I don't believe you ever stop loving anyone you ever really loved. You have them there like money in the bank just because you loved them and held them in your arms or dreamed you did. You can forget a lot of things in life, but not that honey to end all honeys.
ELLEN GILCHRIST
A Dangerous Age
Those who are gone, you have. Those who departed loving you, love you still; and you love them always. They are not really gone, those dear hearts and true; they are only gone into the next room; and you will presently get up and follow them, and yonder door will close upon you, and you will be no more seen.

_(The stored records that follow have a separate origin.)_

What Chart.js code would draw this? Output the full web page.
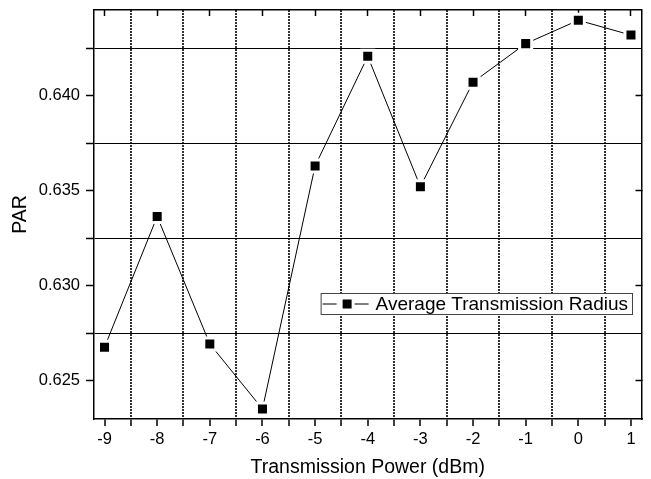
<!DOCTYPE html>
<html>
<head>
<meta charset="utf-8">
<script src="https://cdn.jsdelivr.net/npm/chart.js@4"></script>
<style>
  html, body { margin: 0; padding: 0; background: #fff; }
  #wrap { width: 651px; height: 479px; }
</style>
</head>
<body>
<div id="wrap"><canvas id="myChart" width="651" height="479"></canvas></div>
<script>
// data
const powerLevels = [-9, -8, -7, -6, -5, -4, -3, -2, -1, 0, 1];
const parValues = [0.62676, 0.63364, 0.62693, 0.62351, 0.6363, 0.64207, 0.63521, 0.64071, 0.64274, 0.64397, 0.64319];
const seriesName = "Average Transmission Radius";

// axis ticks
const xMajorTicks = [-9, -8, -7, -6, -5, -4, -3, -2, -1, 0, 1];
const xMinorTicks = [-8.5, -7.5, -6.5, -5.5, -4.5, -3.5, -2.5, -1.5, -0.5, 0.5];
const yMajorTicks = [0.625, 0.630, 0.635, 0.640];
const yMinorTicks = [0.6275, 0.6325, 0.6375, 0.6425];

const fontFamily = 'Arial, "Liberation Sans", sans-serif';

function isMinorX(v) {
  return !Number.isInteger(v);
}

function isMinorY(v) {
  return Math.round(v * 10000) % 50 !== 0;
}

function tickList(values) {
  return values.slice().sort((a, b) => a - b).map((v) => ({ value: v }));
}

// no extra room for half label heights, the frame sits at fixed spots
function noScalePadding(s) {
  s.paddingTop = 0;
  s.paddingBottom = 0;
  s.paddingLeft = 0;
  s.paddingRight = 0;
}

// legend drawn as a framed box with line + square symbol
const boxLegend = {
  id: "boxLegend",
  afterDraw(chart) {
    const ctx = chart.ctx;
    const ca = chart.chartArea;
    const label = chart.data.datasets[0].label;
    ctx.save();
    ctx.font = "19px " + fontFamily;
    const textW = ctx.measureText(label).width;
    const right = ca.right - 9.5;
    const left = right - textW - 59;
    const top = ca.top + 283;
    const h = 21;
    ctx.fillStyle = "#fff";
    ctx.fillRect(left, top, right - left, h);
    ctx.strokeStyle = "#444";
    ctx.lineWidth = 1;
    ctx.strokeRect(left + 0.5, top + 0.5, right - left, h);
    const cy = top + h / 2 + 0.5;
    ctx.strokeStyle = "#000";
    ctx.beginPath();
    ctx.moveTo(left + 2, cy);
    ctx.lineTo(left + 16, cy);
    ctx.moveTo(left + 34, cy);
    ctx.lineTo(left + 48, cy);
    ctx.stroke();
    ctx.fillStyle = "#000";
    ctx.fillRect(left + 22, cy - 4.5, 9, 9);
    ctx.textBaseline = "middle";
    ctx.textAlign = "left";
    ctx.fillText(label, left + 55, cy + 1);
    ctx.restore();
  },
};

function chart() {
  const ctx = document.getElementById("myChart");
  new Chart(ctx, {
    type: "line",
    data: returnChartData(),
    options: returnOptions(),
    plugins: [boxLegend],
  });
}

function returnChartData() {
  return {
    datasets: [
      {
        label: seriesName,
        data: powerLevels.map((x, i) => ({ x: x, y: parValues[i] })),
        borderColor: "#000",
        borderWidth: 1,
        pointStyle: "rect",
        pointRadius: 8.5,
        pointBackgroundColor: "#000",
        pointBorderColor: "#fff",
        pointBorderWidth: 3,
        tension: 0,
        fill: false,
      },
    ],
  };
}

function returnOptions() {
  return {
    responsive: false,
    animation: false,
    layout: { padding: 0, autoPadding: false },
    plugins: {
      legend: { display: false },
      tooltip: { enabled: false },
    },
    scales: returnScales(),
  };
}

function returnScales() {
  return {
    x: {
      type: "linear",
      position: "bottom",
      min: -9.2,
      max: 1.2,
      afterBuildTicks: (s) => { s.ticks = tickList(xMajorTicks.concat(xMinorTicks)); },
      afterFit: (s) => { s.height = 60; noScalePadding(s); },
      grid: {
        color: (c) => (c.tick && isMinorX(c.tick.value) ? "#333" : "rgba(0,0,0,0)"),
        lineWidth: 2,
        tickColor: "#000",
        tickLength: 7,
        tickWidth: 1.5,
      },
      border: {
        color: "#000",
        width: 1.5,
        dash: (c) => (c.tick && isMinorX(c.tick.value) ? [2, 1] : []),
      },
      ticks: {
        callback: (v) => (isMinorX(v) ? "" : String(v)),
        autoSkip: false,
        maxRotation: 0,
        color: "#000",
        padding: 4,
        font: { family: fontFamily, size: 16.5 },
      },
      title: {
        display: true,
        text: "Transmission Power (dBm)",
        color: "#000",
        font: { family: fontFamily, size: 19.5 },
        padding: { top: 0, bottom: 0 },
      },
    },
    xTop: {
      type: "linear",
      position: "top",
      min: -9.2,
      max: 1.2,
      afterBuildTicks: (s) => { s.ticks = tickList(xMajorTicks); },
      afterFit: (s) => { s.height = 10; noScalePadding(s); },
      grid: {
        drawOnChartArea: false,
        tickColor: "#000",
        tickLength: -6,
        tickWidth: 1.5,
      },
      border: { color: "#000", width: 1.5 },
      ticks: { display: false },
    },
    y: {
      type: "linear",
      position: "left",
      min: 0.62298,
      max: 0.64451,
      afterBuildTicks: (s) => { s.ticks = tickList(yMajorTicks.concat(yMinorTicks)); },
      afterFit: (s) => { s.width = 94; noScalePadding(s); },
      grid: {
        color: (c) => (c.tick && isMinorY(c.tick.value) ? "#000" : "rgba(0,0,0,0)"),
        lineWidth: 1,
        tickColor: "#000",
        tickLength: 8,
        tickWidth: 1.5,
      },
      border: { color: "#000", width: 1.5 },
      ticks: {
        callback: (v) => (isMinorY(v) ? "" : v.toFixed(3)),
        autoSkip: false,
        color: "#000",
        padding: 6,
        font: { family: fontFamily, size: 16.5 },
      },
      title: {
        display: true,
        text: "PAR",
        color: "#000",
        font: { family: fontFamily, size: 19.5 },
        padding: { top: 9, bottom: 0 },
      },
    },
    yRight: {
      type: "linear",
      position: "right",
      min: 0.62298,
      max: 0.64451,
      afterBuildTicks: (s) => { s.ticks = tickList(yMajorTicks); },
      afterFit: (s) => { s.width = 9.5; noScalePadding(s); },
      grid: {
        drawOnChartArea: false,
        tickColor: "#000",
        tickLength: -6,
        tickWidth: 1.5,
      },
      border: { color: "#000", width: 1.5 },
      ticks: { display: false },
    },
  };
}

chart();
</script>
</body>
</html>
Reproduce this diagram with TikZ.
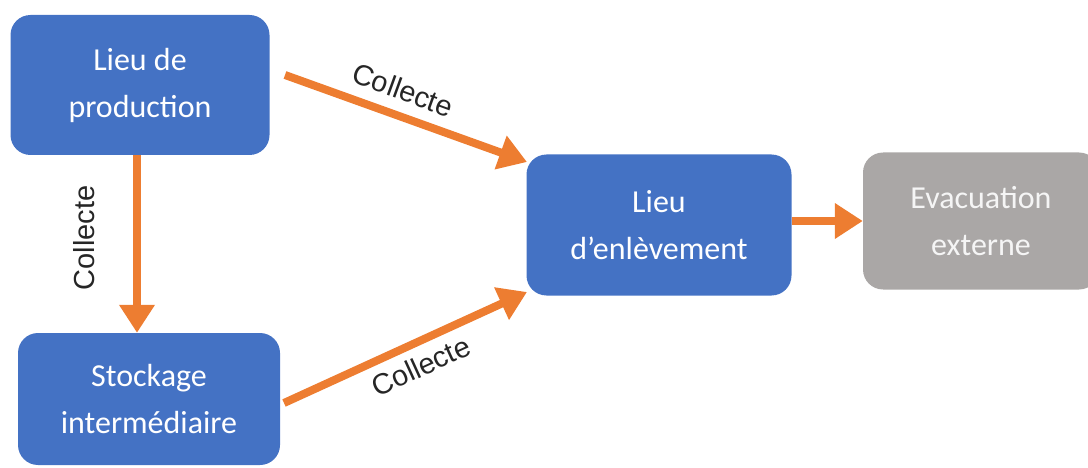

WILLIAM MAKEPEACE THACKERAY
Roundabout Papers
I will love you as the iceberg loves the ship, and the passengers love the lifeboat and the lifeboat loves the teeth of the sperm whale, and the sperm whale loves the flavor of naval uniforms.
DANIEL HANDLER
as Lemony Snicket, The Beatrice Letters
Love renders the proud humble, and tames the fierce; it is at once the most and the least selfish of all passions; for, whilst it would engross the being on whom it is lavished, it will make any sacrifice, or undergo any privation, to insure the comfort of her it would possess.
CHARLES WILLIAM DAY
The Maxims, Experiences, and Observations of Agogos
Her heart consenteth before her lips say: Yea; and in this interval lieth her Paradise; wherefore she would prolong it.
GELETT BURGESS
The Maxims of Methuselah
Love is a volcano, the crater of which no wise man will approach too nearly, lest ... he should be swallowed up.
CHARLES CALEB COLTON
Lacon
Charles Caleb Colton (1777 - 1832) was an English cleric and writer. His books, including collections of epigrammatic aphorisms and short essays on conduct, though now almost forgotten, had a phenomenal popularity in their day.
Love is not like the echo, which returneth only what is given; but, rather, like the pump, which returneth by the pail what it received by the pint.